Jackie K.

The last couple of weeks have been quite hard going domestically with a very serious medical diagnosis in a close relative. So I feel v tired emotionally and it is hard to be very developmentally creative. But what I have thought about this morning is how the work we have done over the last few weeks have helped.

My rebel ensures I still find some time to get into my sewing room and my internal committee does not stop me and say I should be doing things for others – indeed I know I MUST find a bit of time for this as it makes me more robust for the other things. But I also know that it does not matter if I don’t have a grand plan when I go in to the studio for what I will do – just being there is the key and I can tidy or potter and see where it takes me.

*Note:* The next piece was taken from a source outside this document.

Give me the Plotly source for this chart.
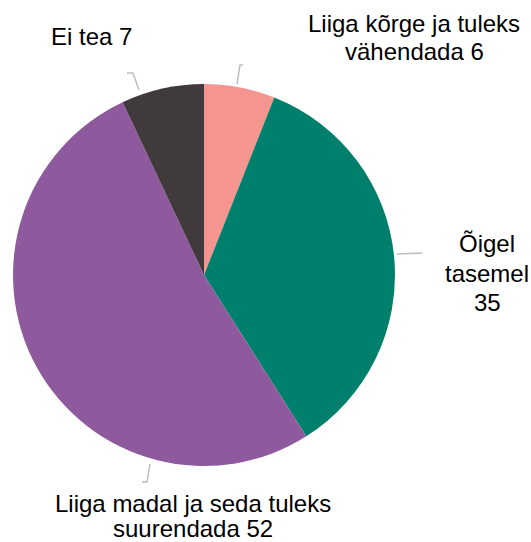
import plotly.graph_objects as go

W, H = 531, 542

labels = ["Liiga kõrge ja tuleks vähendada", "Õigel tasemel", "Liiga madal ja seda tuleks suurendada", "Ei tea"]
values = [6, 35, 52, 7]
colors = ["#F4968F", "#00806C", "#8E5A9D", "#403A3D"]

# how each label is broken into lines for display
label_lines = [
    ["Liiga kõrge ja tuleks", "vähendada {v}"],
    ["Õigel", "tasemel", "{v}"],
    ["Liiga madal ja seda tuleks", "suurendada {v}"],
    ["Ei tea {v}"],
]
# label placement in pixels: (x center, first baseline, line step)
label_pos = [(414, 32, 28), (487, 252.5, 29.5), (193, 512, 25.5), (91, 45, 28)]
# leader line paths in pixels
leaders = [
    [(243, 65), (240, 65), (237, 84)],
    [(397, 254), (422, 253)],
    [(150, 464), (147, 482), (142, 482)],
    [(127, 73), (133, 73), (139, 90)],
]

FS = 24

fig = go.Figure(go.Pie(
    labels=labels,
    values=values,
    sort=False,
    direction="clockwise",
    rotation=0,
    marker=dict(colors=colors, line=dict(width=0)),
    textinfo="none",
    hoverinfo="label+value",
    showlegend=False,
    domain=dict(x=[13 / W, 395 / W], y=[76 / H, 458 / H]),
))

def px(x, y):
    return x / W, 1 - y / H

annotations = []
for lines, v, (x, y0, step) in zip(label_lines, values, label_pos):
    for i, ln in enumerate(lines):
        ax, ay = px(x, y0 + i * step - 0.36 * FS)
        annotations.append(dict(
            text=ln.format(v=v),
            x=ax, y=ay, xref="paper", yref="paper",
            xanchor="center", yanchor="middle",
            showarrow=False, align="center", borderpad=0,
            font=dict(family="Liberation Sans, Arial", size=FS, color="#000000"),
        ))

shapes = []
for pts in leaders:
    path = ""
    for i, (x, y) in enumerate(pts):
        a, b = px(x, y)
        path += ("M" if i == 0 else "L") + f" {a} {b} "
    shapes.append(dict(type="path", path=path, xref="paper", yref="paper",
                       line=dict(color="#BDBDBD", width=1.5)))

fig.update_layout(
    width=W, height=H,
    margin=dict(l=0, r=0, t=0, b=0),
    paper_bgcolor="white", plot_bgcolor="white",
    annotations=annotations,
    shapes=shapes,
)

fig.write_html("out.html", config={"displayModeBar": False},
               post_script="document.body.style.margin='0px';document.body.style.overflow='hidden';")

Thinking about what I am good at and what I like doing has highlighted that as well as the more creative development I just enjoy stitching – especially free motion – and digitised embroidery – and also making things for others. Creatively I really like taking these things in usual directions but in the background of more creative stuff I often quilt up Linus quilts (for those who do not know these are quilts for sick children) to pass to a friend who is Linus rep. So when I am tired or just want something simple for my brain to do this is what I tackle. And remember a few weeks ago we talked about clearing out things and I had that bag of old denim – well with my friend we thought I could cut up bit of those old jeans and stitch embroideries on (of cars – ones I bought for my son when he was small) and they can be made into fun children’s quilts.

So when my brain has been too tired I have been able to just be in the studio, set up my machine and get some stitching going. Sometimes I have not done much else but it has helped me relax and with that sometimes the energy to pick up more creatively has come. And I know that is OK – I just have to be there and go with things – no need to angst about making something more meaningful which will come at the right moment.